Al subir la persiana del dormitorio y ver el espléndido día, claro y soleado, he añorado no poder ir al rastro. Yo, que no era muy fan del rastrillo, recuerdo el último día que lo pusieron en el bulevar. Sabiendo que compraba saldos, baratijas, perfumes de imitación y con suerte algún vestidito mono, llegaba a casa como si hubiese estado de tiendas por el barrio Salamanca. Llegaba contenta porque había visto y saludado a la gente de mi pueblo. Veías un puesto lleno de gente, la curiosidad te llevaba a ver esas camisetas a 2 euros que compraba, para ir andar. Un puesto de fruta que me cabreaba porque la cantidad que pidas no vale, te ponen lo que quieren.
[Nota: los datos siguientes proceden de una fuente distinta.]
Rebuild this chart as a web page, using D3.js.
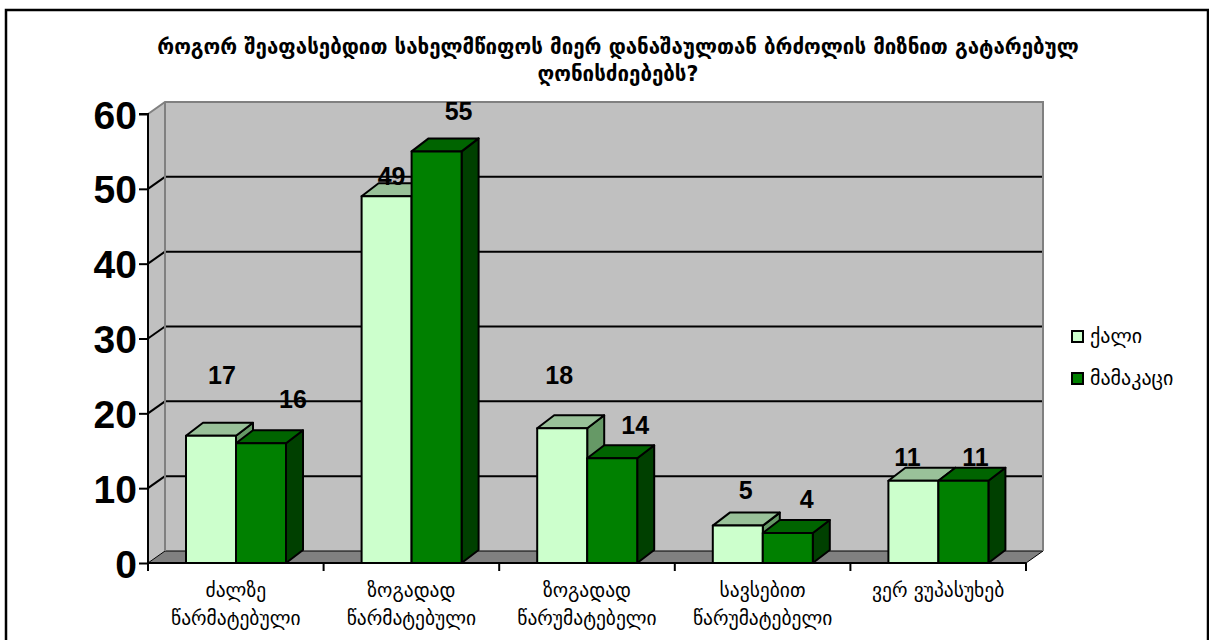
<!DOCTYPE html>
<html>
<head>
<meta charset="utf-8">
<script src="https://cdn.jsdelivr.net/npm/d3@7"></script>
<style>
  body { margin: 0; background: #fff; }
  svg { display: block; }
  .geo { font-family: "DejaVu Sans", "Noto Sans", sans-serif; }
  .num { font-family: "Liberation Sans", Arial, sans-serif; font-weight: bold; }
</style>
</head>
<body>
<svg id="chart" width="1209" height="640"></svg>
<script>
const titleLines = [
  'როგორ შეაფასებდით სახელმწიფოს მიერ დანაშაულთან ბრძოლის მიზნით გატარებულ',
  'ღონისძიებებს?'
];
const categories = [
  ['ძალზე', 'წარმატებული'],
  ['ზოგადად', 'წარმატებული'],
  ['ზოგადად', 'წარუმატებელი'],
  ['სავსებით', 'წარუმატებელი'],
  ['ვერ ვუპასუხებ']
];
const seriesNames = ['ქალი', 'მამაკაცი'];
const women = [17, 49, 18, 5, 11];
const men = [16, 55, 14, 4, 11];
const yTicks = [0, 10, 20, 30, 40, 50, 60];

// label nudges (px) from the front top centre of each bar, as placed in the original
const labelNudge = [
  [[11, -61], [5, -20], [-3, -53], [8, -36], [-6, -24]],
  [[32, -44], [22, -40], [23, -33], [19, -34], [12, -24]]
];

const svg = d3.select('#chart');
const plotL = 148, plotR = 1026, plotT = 114, plotB = 563;
const wallDx = 17, wallDy = -12;
const barDx = 17, barDy = -13;

const faces = [
  { front: '#ccffcc', top: '#99c199', side: '#669966' },
  { front: '#008000', top: '#006400', side: '#004000' }
];

const x = d3.scaleBand().domain(d3.range(categories.length)).range([plotL, plotR]);
const xs = d3.scaleBand().domain(d3.range(seriesNames.length)).range([38, 138]);
const y = d3.scaleLinear().domain([0, 60]).range([plotB, plotT]);

// outer frame
svg.append('rect')
  .attr('x', 6).attr('y', 10).attr('width', 1202).attr('height', 660)
  .attr('fill', 'none').attr('stroke', '#000').attr('stroke-width', 2.5);

// title
svg.append('g').selectAll('text')
  .data(titleLines)
  .join('text')
  .attr('class', 'geo')
  .attr('x', 618)
  .attr('y', (d, i) => 54 + i * 27)
  .attr('text-anchor', 'middle')
  .attr('font-size', 20.5)
  .attr('font-weight', 'bold')
  .text((d) => d);

const pts = (arr) => arr.map((p) => p.join(',')).join(' ');

// walls
const walls = svg.append('g');
walls.append('polygon')
  .attr('points', pts([[plotL, plotT], [plotL + wallDx, plotT + wallDy], [plotL + wallDx, plotB + wallDy], [plotL, plotB]]))
  .attr('fill', '#c0c0c0');
walls.append('rect')
  .attr('x', plotL + wallDx).attr('y', plotT + wallDy)
  .attr('width', plotR - plotL).attr('height', plotB - plotT)
  .attr('fill', '#c0c0c0');
walls.append('polygon')
  .attr('points', pts([[plotL, plotB], [plotR, plotB], [plotR + wallDx, plotB + wallDy], [plotL + wallDx, plotB + wallDy]]))
  .attr('fill', '#808080').attr('stroke', '#000').attr('stroke-width', 1);

// gridlines
yTicks.filter((v) => v > 0 && v < 60).forEach((v) => {
  walls.append('line')
    .attr('x1', plotL + wallDx).attr('x2', plotR + wallDx)
    .attr('y1', y(v) + wallDy).attr('y2', y(v) + wallDy)
    .attr('stroke', '#000').attr('stroke-width', 2);
  walls.append('line')
    .attr('x1', plotL).attr('x2', plotL + wallDx)
    .attr('y1', y(v)).attr('y2', y(v) + wallDy)
    .attr('stroke', '#000').attr('stroke-width', 2);
});
walls.append('polyline')
  .attr('points', pts([[plotL, plotT], [plotL + wallDx, plotT + wallDy], [plotR + wallDx, plotT + wallDy], [plotR + wallDx, plotB + wallDy]]))
  .attr('fill', 'none').attr('stroke', '#808080').attr('stroke-width', 2);
walls.append('line')
  .attr('x1', plotL + wallDx).attr('x2', plotL + wallDx)
  .attr('y1', plotT + wallDy).attr('y2', plotB + wallDy)
  .attr('stroke', '#808080').attr('stroke-width', 2);

// bars
const bars = svg.append('g');
const barData = [];
categories.forEach((c, i) => {
  [women, men].forEach((vals, s) => {
    barData.push({ i, s, v: vals[i], x0: x(i) + xs(s), w: xs.bandwidth(), y0: y(vals[i]) });
  });
});

bars.selectAll('g')
  .data(barData)
  .join('g')
  .each(function (d) {
    const g = d3.select(this);
    const f = faces[d.s];
    const x1 = d.x0 + d.w;
    g.append('polygon')
      .attr('points', pts([[x1, d.y0], [x1 + barDx, d.y0 + barDy], [x1 + barDx, plotB + barDy], [x1, plotB]]))
      .attr('fill', f.side);
    g.append('polygon')
      .attr('points', pts([[d.x0, d.y0], [d.x0 + barDx, d.y0 + barDy], [x1 + barDx, d.y0 + barDy], [x1, d.y0]]))
      .attr('fill', f.top);
    g.append('rect')
      .attr('x', d.x0).attr('y', d.y0).attr('width', d.w).attr('height', plotB - d.y0)
      .attr('fill', f.front);
    g.selectAll('polygon, rect')
      .attr('stroke', '#000').attr('stroke-width', 2).attr('stroke-linejoin', 'round');
  });

// axes
const yAxis = svg.append('g').attr('transform', `translate(${plotL},0)`)
  .call(d3.axisLeft(y).tickValues(yTicks).tickSize(9).tickPadding(2));
yAxis.attr('font-family', null).attr('font-size', null);
yAxis.select('.domain').attr('stroke-width', 2).attr('d', `M-9,${plotT}H0V${plotB + 8}`);
yAxis.selectAll('.tick line').attr('stroke-width', 2);
yAxis.selectAll('.tick text')
  .attr('class', 'num')
  .attr('font-size', 39)
  .attr('dy', '0.36em')
  .attr('fill', '#000');

svg.append('line')
  .attr('x1', plotL).attr('x2', plotR).attr('y1', plotB).attr('y2', plotB)
  .attr('stroke', '#000').attr('stroke-width', 2);
svg.append('g').selectAll('line')
  .data(d3.range(categories.length + 1))
  .join('line')
  .attr('x1', (d) => plotL + d * x.bandwidth()).attr('x2', (d) => plotL + d * x.bandwidth())
  .attr('y1', plotB).attr('y2', plotB + 8)
  .attr('stroke', '#000').attr('stroke-width', 2);

// category labels
const xl = svg.append('g');
categories.forEach((lines, i) => {
  xl.append('text')
    .attr('class', 'geo')
    .attr('x', x(i) + x.bandwidth() / 2)
    .attr('text-anchor', 'middle')
    .attr('font-size', 19.5)
    .selectAll('tspan')
    .data(lines)
    .join('tspan')
    .attr('x', x(i) + x.bandwidth() / 2)
    .attr('y', (d, k) => 597 + k * 28)
    .text((d) => d);
});

// data labels
svg.append('g').selectAll('text')
  .data(barData)
  .join('text')
  .attr('class', 'num')
  .attr('font-size', 25)
  .attr('text-anchor', 'middle')
  .attr('x', (d) => d.x0 + d.w / 2 + labelNudge[d.s][d.i][0])
  .attr('y', (d) => d.y0 + labelNudge[d.s][d.i][1] + 9)
  .text((d) => d.v);

// legend
const lg = svg.append('g').attr('transform', 'translate(1072,331)');
lg.selectAll('g')
  .data(seriesNames)
  .join('g')
  .attr('transform', (d, i) => `translate(0,${i * 42})`)
  .each(function (d, i) {
    const g = d3.select(this);
    g.append('rect').attr('width', 11).attr('height', 11)
      .attr('fill', faces[i].front).attr('stroke', '#000').attr('stroke-width', 2);
    g.append('text').attr('class', 'geo').attr('x', 18).attr('y', 12)
      .attr('font-size', 20).text(d);
  });
</script>
</body>
</html>
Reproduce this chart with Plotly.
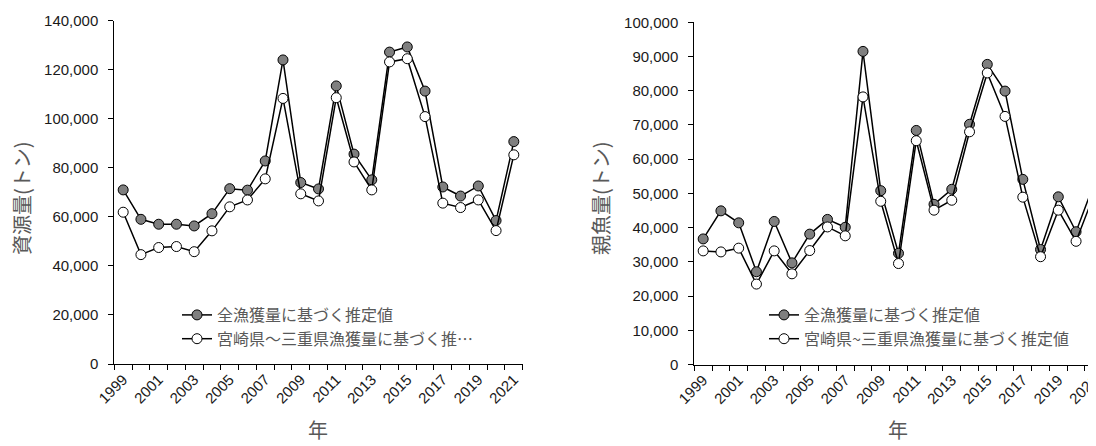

El puesto de especias, cada vez que pasaba la dueña con sorna, no compraba nunca, me cantaba, curcuma, cardamomo, alcaravea, cominos. Raro era no comprar calcetines, bragas y medias. El puesto de las plantas nos traía en primavera las primeras primulas y árboles frutales.

El jueves nos rompía la monotonía y la rutina, era la avanzadilla del fin de semana, la gente salía al banco, al mercado, a la iglesia, a tomar el aperitivo, echar la primitiva y al zapatero, cuando teníamos zapatero, en fin, la vida y la alegría sencilla de un pueblo en movimiento.